“Mrs. Dalloway” by Virginia Woolf Commonplace-Book Entry: Wishing For How Things Were Before The War

“‘That is all,’ she repeated, pausing for a moment at the window of a glove shop where, before the War, you could buy almost perfect gloves. And her old Uncle William used to say a lady is known by her shoes and her gloves. He had turned on his bed one morning in the middle of the War. He had said, ‘I have had enough.’ Gloves and shoes; she had a passion for gloves; but her own daughter, her Elizabeth, cared not a straw for either of them.’’

In this passage, Mrs. Dalloway is reminiscing about times before the War, when her Uncle Williams taught her about gloves and shoes. Perhaps her Uncle taking her to good glove shops inspired her liking for gloves that she still has today, but now it seems like she is comparing that passion that her and her Uncle had shared together with the kind of bond that she has with her own daughter, Elizabeth, which seems like not a very strong one, since they do not seem to care about a lot of the same things. Maybe this passage is about how wars can negatively affect the world, since Mrs. Dalloway implies that this glove store she is looking at does not make their gloves as perfectly as they used to, or it could also be about how she wishes to be as close with her daughter as she used to be with Uncle William.

Woolf, Virginia. Mrs. Dalloway. Harcourt, Inc., 1925, page 11.

“The Middle Years” by Henry James Commonplace-Book Entry: Prediction of Future Apprentice

“Chance had brought the weary man of letters face to face with the greatest admirer in the new generation whom it was supposable he possessed. The admirer, in truth, was mystifying, so rare a case was it to find a bristling young doctor–he looked like a German physiologist–enamoured of literary form. It was an accident, but happier than most accidents, so that Dencombe, exhilarated as well as confounded, spent half an hour in making his visitor talk while he kept himself quiet.”

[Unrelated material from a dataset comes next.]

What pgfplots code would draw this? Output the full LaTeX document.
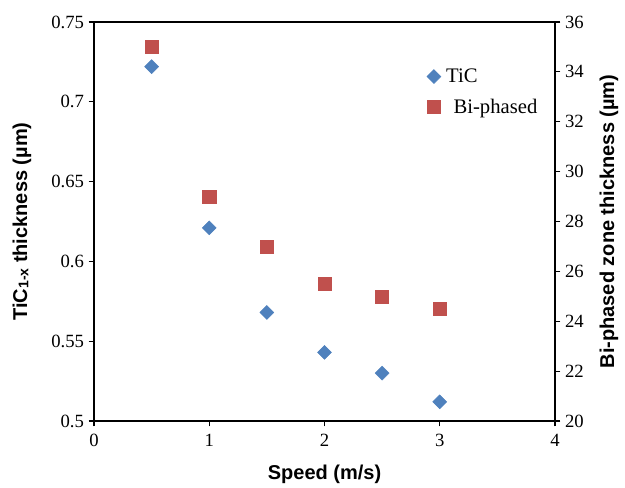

James, Henry. “The Middle Years.” Henry James: Complete Stories 1892-1898, The Library of America, 1996, page 342.

Tone change in Dencombe from reminiscent and sorrowful to pleasantly surprised and appreciative. It seems as though meeting Doctor Hugh, a smart and young admirer of Dencombe’s artistic touch in literature, was a rare, fateful occurrence to Dencombe, which seems to make him truly happy and forget his mournful attitude that his old age has given him about life. Perhaps when Dencombe reveals his true identity to Doctor Hugh, he could solve his problem of not having enough time left to create more books using his refined talent, by training Doctor Hugh to become his successor in creating artful stories for him, so that his legacy as an author can still live on through Doctor Hugh, whom Dencombe also seems to admire in return.